>> BEGIN Information provided

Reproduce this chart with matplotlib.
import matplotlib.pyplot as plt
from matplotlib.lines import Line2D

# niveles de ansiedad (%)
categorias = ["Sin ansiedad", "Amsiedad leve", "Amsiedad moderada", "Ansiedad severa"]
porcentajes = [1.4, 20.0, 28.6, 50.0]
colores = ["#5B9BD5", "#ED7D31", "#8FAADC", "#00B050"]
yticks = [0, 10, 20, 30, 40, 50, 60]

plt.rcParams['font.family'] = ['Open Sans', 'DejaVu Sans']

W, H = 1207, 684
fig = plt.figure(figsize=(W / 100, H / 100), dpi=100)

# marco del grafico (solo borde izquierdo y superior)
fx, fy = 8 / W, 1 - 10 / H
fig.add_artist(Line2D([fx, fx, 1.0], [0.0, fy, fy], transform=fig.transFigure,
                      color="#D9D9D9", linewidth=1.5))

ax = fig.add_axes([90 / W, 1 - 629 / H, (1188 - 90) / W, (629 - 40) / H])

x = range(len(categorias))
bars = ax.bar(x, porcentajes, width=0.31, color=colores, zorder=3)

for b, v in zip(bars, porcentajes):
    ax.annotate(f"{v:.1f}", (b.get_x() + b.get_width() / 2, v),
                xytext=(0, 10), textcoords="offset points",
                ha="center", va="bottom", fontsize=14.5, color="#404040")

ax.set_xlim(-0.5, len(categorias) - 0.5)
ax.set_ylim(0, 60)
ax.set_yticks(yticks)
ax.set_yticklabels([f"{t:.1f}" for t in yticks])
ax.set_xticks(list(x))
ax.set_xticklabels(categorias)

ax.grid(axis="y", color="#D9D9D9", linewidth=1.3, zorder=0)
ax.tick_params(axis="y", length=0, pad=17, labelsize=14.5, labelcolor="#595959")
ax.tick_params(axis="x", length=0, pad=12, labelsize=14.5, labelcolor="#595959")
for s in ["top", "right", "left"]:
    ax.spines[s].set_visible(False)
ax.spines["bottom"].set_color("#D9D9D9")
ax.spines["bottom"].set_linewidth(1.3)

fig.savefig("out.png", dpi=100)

>> END Information provided

(What the exercise asks):
Please print the material above exactly as it appears, from its first line through the line containing "width=0.31, color=colores, zorder=3)", inclusive, and stop there.

(Answer to this task):
Reproduce this chart with matplotlib.
import matplotlib.pyplot as plt
from matplotlib.lines import Line2D

# niveles de ansiedad (%)
categorias = ["Sin ansiedad", "Amsiedad leve", "Amsiedad moderada", "Ansiedad severa"]
porcentajes = [1.4, 20.0, 28.6, 50.0]
colores = ["#5B9BD5", "#ED7D31", "#8FAADC", "#00B050"]
yticks = [0, 10, 20, 30, 40, 50, 60]

plt.rcParams['font.family'] = ['Open Sans', 'DejaVu Sans']

W, H = 1207, 684
fig = plt.figure(figsize=(W / 100, H / 100), dpi=100)

# marco del grafico (solo borde izquierdo y superior)
fx, fy = 8 / W, 1 - 10 / H
fig.add_artist(Line2D([fx, fx, 1.0], [0.0, fy, fy], transform=fig.transFigure,
                      color="#D9D9D9", linewidth=1.5))

ax = fig.add_axes([90 / W, 1 - 629 / H, (1188 - 90) / W, (629 - 40) / H])

x = range(len(categorias))
bars = ax.bar(x, porcentajes, width=0.31, color=colores, zorder=3)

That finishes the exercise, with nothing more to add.